Reproducibility and Reusability are considered vital aspects of modern science. Achieving these goals requires a variety of measures, including community best practices, data models, and terminologies, designed to provide a common basis for integrating and comparing datasets and analytic methods.
A primary focus of the MIDAS Coordination Center (MCC) is developing tools, guidance, and demonstration projects designed to help the infectious disease modeling community move toward greater reproducibility and reusability, through adoption of community approaches such as FAIR ( Findable, Accessible, Interoperable, and Reusable) data.
These efforts are neither complete nor completed – they are preliminary works in progress. Constructive input from the community is always welcome. Please contact us at firstname.lastname@example.org to provide any comments, questions, or criticisms.
Open sharing of data and software is a cornerstone of reproducibility and reusability. Data and code that are held under tight proprietary control cannot be reused, and resulting analyses cannot be reproduced. Although data sharing in fields such as clinical informatics might be limited due to privacy and regulatory concerns, most datasets used in infectious disease modeling are not subject to any such limitations.
To be truly reusable and shareable, these artifacts must be described with clear metadata describing the origin, scope, contents, and licensing restrictions impacting their use. Our notes on Sharing Disease Modeling Software provide recommendations for sharing these resources to encourage reuse.
The MIDAS Ontology file is a hierarchy of terms for annotation of datasets, software, and other digital objects curated in the MIDAS Online Portal for COVID-19 Modeling Research. The ontology builds off of existing relevant ontologies such as Apollo-SV, adding terms for the contents and topics covered in COVID-19 datasets reviewed by the MCC team. For example, it has terms for case counts, death data, school closures, and phylogenetics data.
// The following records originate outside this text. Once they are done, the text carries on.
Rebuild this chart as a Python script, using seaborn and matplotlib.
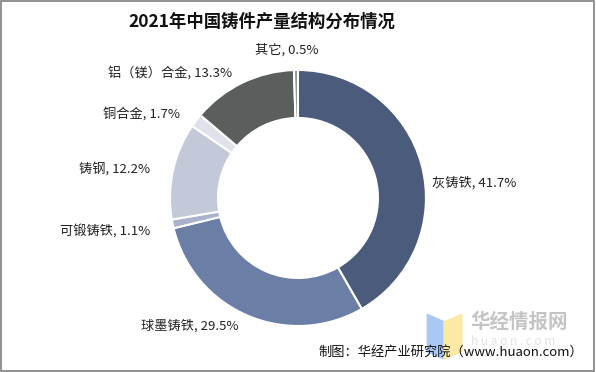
import matplotlib
matplotlib.use('Agg')
import matplotlib.pyplot as plt
import matplotlib.patches as mpatches
import seaborn as sns

# data
categories = ['灰铸铁', '球墨铸铁', '可锻铸铁', '铸钢', '铜合金', '铝（镁）合金', '其它']
shares = [41.7, 29.5, 1.1, 12.2, 1.7, 13.3, 0.5]
colors = ['#4b5b7c', '#6a7ea6', '#a8b2ca', '#c4c9da', '#dfe2ea', '#5a5f5d', '#8d918f']

sns.set_theme(style='white')
plt.rcParams['font.family'] = ['Noto Sans CJK SC', 'DejaVu Sans']

fig = plt.figure(figsize=(5.96, 3.72), dpi=100)
ax = fig.add_axes([0.2852, 0.1237, 0.4295, 0.6882])

labels = [f'{c}, {v}%' for c, v in zip(categories, shares)]
wedges, texts = ax.pie(shares, colors=colors, labels=labels, startangle=90,
                       counterclock=False, radius=1,
                       wedgeprops=dict(width=0.375, edgecolor='white', linewidth=1.5),
                       textprops=dict(fontsize=9.5, color='#222222'))
ax.set_xlim(-1, 1)
ax.set_ylim(-1, 1)

# label placement like the original (Excel best fit)
label_pos = [((1.047, 0.117), 'left'), ((-0.844, -1.0), 'center'),
             ((-1.156, -0.266), 'right'), ((-1.156, 0.219), 'right'),
             ((-0.922, 0.656), 'right'), ((-0.516, 0.977), 'right'),
             ((-0.086, 1.156), 'center')]
for t, (p, ha) in zip(texts, label_pos):
    t.set_position(p)
    t.set_ha(ha)
    t.set_va('center')

fig.text(0.44, 0.941, '2021年中国铸件产量结构分布情况', ha='center', va='center',
         fontsize=12.5, fontweight='bold', color='#111111')

# watermark logo
fig.patches.append(mpatches.Polygon([(0.717, 0.155), (0.745, 0.135), (0.745, 0.035), (0.717, 0.055)],
                                    closed=True, transform=fig.transFigure, color='#a9c8f3', zorder=0))
fig.patches.append(mpatches.Polygon([(0.745, 0.135), (0.775, 0.155), (0.775, 0.055), (0.745, 0.035)],
                                    closed=True, transform=fig.transFigure, color='#fbeaa6', zorder=0))
fig.text(0.79, 0.135, '华经情报网', fontsize=14, fontweight='bold', color='#c4c4c4', va='center', zorder=0)
fig.text(0.79, 0.082, 'h u a o n . c o m', fontsize=8.5, color='#e2e2e2', va='center', zorder=0)

fig.text(0.978, 0.053, '制图：华经产业研究院（www.huaon.com）', ha='right', va='center',
         fontsize=9.5, color='#111111')

fig.patches.append(mpatches.Rectangle((0.002, 0.003), 0.994, 0.994, transform=fig.transFigure,
                                      fill=False, edgecolor='#7f7f7f', linewidth=1.2))

fig.savefig('out.png', dpi=100)
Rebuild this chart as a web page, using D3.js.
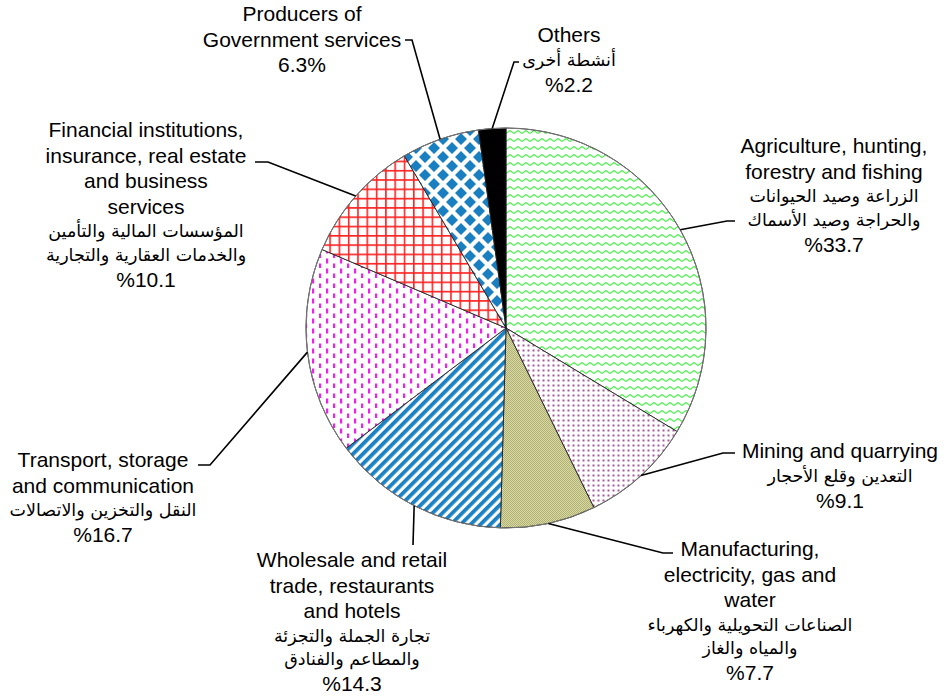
<!DOCTYPE html>
<html>
<head>
<meta charset="utf-8">
<title>GDP by economic activity</title>
<script src="https://d3js.org/d3.v7.min.js"></script>
<style>
    body {margin:0; background:#fff;}
    text {font-family:"Liberation Sans", Arial, sans-serif; fill:#000;}
    .ar {font-family:"DejaVu Sans", "Liberation Sans", sans-serif;}
    .leader {fill:none; stroke:#000; stroke-width:1.6px;}
</style>
</head>
<body>
<svg id="chart" width="945" height="699"></svg>
<script>
// ---- data ----
var sectors = ["Agriculture", "Mining", "Manufacturing", "Wholesale", "Transport", "Financial", "Producers", "Others"];
var shares = [33.7, 9.1, 7.7, 14.3, 16.7, 10.1, 6.3, 2.2];
var englishLines = [
    ["Agriculture, hunting,", "forestry and fishing"],
    ["Mining and quarrying"],
    ["Manufacturing,", "electricity, gas and", "water"],
    ["Wholesale and retail", "trade, restaurants", "and hotels"],
    ["Transport, storage", "and communication"],
    ["Financial institutions,", "insurance, real estate", "and business", "services"],
    ["Producers of", "Government services"],
    ["Others"]
];
var arabicLines = [
    ["الزراعة وصيد الحيوانات", "والحراجة  وصيد الأسماك"],
    ["التعدين وقلع الأحجار"],
    ["الصناعات التحويلية والكهرباء", "والمياه والغاز"],
    ["تجارة الجملة والتجزئة", "والمطاعم والفنادق"],
    ["النقل والتخزين والاتصالات"],
    ["المؤسسات المالية والتأمين", "والخدمات العقارية والتجارية"],
    [],
    ["أنشطة أخرى"]
];
var pctLabels = ["%33.7", "%9.1", "%7.7", "%14.3", "%16.7", "%10.1", "6.3%", "%2.2"];

// ---- layout ----
var svg = d3.select("#chart");
var cx = 506, cy = 328, R = 200;
// label block centre x, first baseline y, leader elbow, leader end
var labelPos = [
    {x:834, y:153, elbow:[727, 221], end:[735, 221]},
    {x:840, y:458, elbow:[723, 453], end:[735, 453]},
    {x:750, y:556, elbow:[663, 553], end:[673, 553]},
    {x:352, y:567, elbow:null, end:[413, 545]},
    {x:103, y:467, elbow:[210, 465], end:[198, 465]},
    {x:146, y:137, elbow:[268, 162], end:[255, 162]},
    {x:302, y:21, elbow:[412, 40], end:[405, 40]},
    {x:569, y:42, elbow:[514, 62], end:[519, 62]}
];

// ---- fill patterns ----
var defs = svg.append("defs");
function pat(id, w, h) {
    return defs.append("pattern").attr("id", id).attr("patternUnits", "userSpaceOnUse")
        .attr("width", w).attr("height", h);
}
var p;
p = pat("p0", 8, 8);
p.append("rect").attr("width", 8).attr("height", 8).attr("fill", "#fff");
p.append("path").attr("d", "M0,5.5 L4,2.5 L8,5.5").attr("fill", "none").attr("stroke", "#55ee55").attr("stroke-width", 1.4);

p = pat("p1", 5, 5);
p.append("rect").attr("width", 5).attr("height", 5).attr("fill", "#fff");
p.append("rect").attr("x", 1.5).attr("y", 1.5).attr("width", 2).attr("height", 2).attr("fill", "#a8589a");

p = pat("p2", 2, 2);
p.append("rect").attr("width", 2).attr("height", 2).attr("fill", "#dadaa8");
p.append("rect").attr("width", 1).attr("height", 1).attr("fill", "#b0b070");
p.append("rect").attr("x", 1).attr("y", 1).attr("width", 1).attr("height", 1).attr("fill", "#b0b070");

p = pat("p3", 7, 7).attr("patternTransform", "rotate(45)");
p.append("rect").attr("width", 7).attr("height", 7).attr("fill", "#fff");
p.append("rect").attr("x", 0).attr("width", 3.8).attr("height", 7).attr("fill", "#1a82c4");

p = pat("p4", 14, 10);
p.append("rect").attr("width", 14).attr("height", 10).attr("fill", "#fff");
p.append("rect").attr("x", 2).attr("y", 0.5).attr("width", 2.2).attr("height", 5).attr("fill", "#ee22ee");
p.append("rect").attr("x", 9).attr("y", 5.5).attr("width", 2.2).attr("height", 5).attr("fill", "#ee22ee");

p = pat("p5", 9.3, 9.3);
p.append("rect").attr("width", 9.3).attr("height", 9.3).attr("fill", "#fff");
p.append("path").attr("d", "M0.8,0 V9.3 M0,0.8 H9.3").attr("stroke", "#ff2222").attr("stroke-width", 1.6);

p = pat("p6", 18, 18);
p.append("rect").attr("width", 18).attr("height", 18).attr("fill", "#fff");
p.append("path").attr("d", "M9,3 L15,9 L9,15 L3,9 Z M0,-6 L6,0 L0,6 L-6,0 Z M18,-6 L24,0 L18,6 L12,0 Z M0,12 L6,18 L0,24 L-6,18 Z M18,12 L24,18 L18,24 L12,18 Z")
    .attr("fill", "#1a7fc0");

p = pat("p7", 4, 4);
p.append("rect").attr("width", 4).attr("height", 4).attr("fill", "#000");

// ---- pie ----
var pie = d3.pie().sort(null).value(function (d) { return d; });
var arcs = pie(shares);
var arc = d3.arc().innerRadius(0).outerRadius(R);
var g = svg.append("g").attr("transform", "translate(" + cx + "," + cy + ")");

g.selectAll("path.slice").data(arcs).enter().append("path")
    .attr("class", "slice")
    .attr("d", arc)
    .attr("fill", function (d, i) { return "url(#p" + i + ")"; })
    .attr("stroke", "#222")
    .attr("stroke-width", 0.9)
    .attr("stroke-linejoin", "round");

g.append("circle").attr("r", R).attr("fill", "none").attr("stroke", "#777").attr("stroke-width", 1);

// ---- leader lines ----
arcs.forEach(function (d, i) {
    var a = (d.startAngle + d.endAngle) / 2;
    var start = [cx + Math.sin(a) * R, cy - Math.cos(a) * R];
    var lp = labelPos[i];
    var pts = [start];
    if (lp.elbow) pts.push(lp.elbow);
    pts.push(lp.end);
    svg.append("path").attr("class", "leader").attr("d", d3.line()(pts));
});

// ---- labels ----
sectors.forEach(function (s, i) {
    var lp = labelPos[i];
    var t = svg.append("g").attr("class", "label");
    var y = lp.y;
    englishLines[i].forEach(function (line, k) {
        if (k > 0) y += 25.5;
        t.append("text").attr("x", lp.x).attr("y", y).attr("text-anchor", "middle")
            .attr("font-size", "21px").text(line);
    });
    arabicLines[i].forEach(function (line) {
        y += 23.5;
        t.append("text").attr("class", "ar").attr("x", lp.x).attr("y", y).attr("text-anchor", "middle")
            .attr("font-size", "17.5px").text(line);
    });
    y += arabicLines[i].length ? 26 : 25.5;
    t.append("text").attr("x", lp.x).attr("y", y).attr("text-anchor", "middle")
        .attr("font-size", "21px").text(pctLabels[i]);
});
</script>
</body>
</html>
The MIDAS Coordination Center maintains a manually curated collection of metadata from more than 300 COVID related resources, including datasets, repositories, dashboards, and software packages. This curated metadata can be browsed through the MIDAS data catalog. These datasets are described in a common metadata format. This format is compatible with Google Dataset Search, and will soon be described in a schema to be published on the MCC site.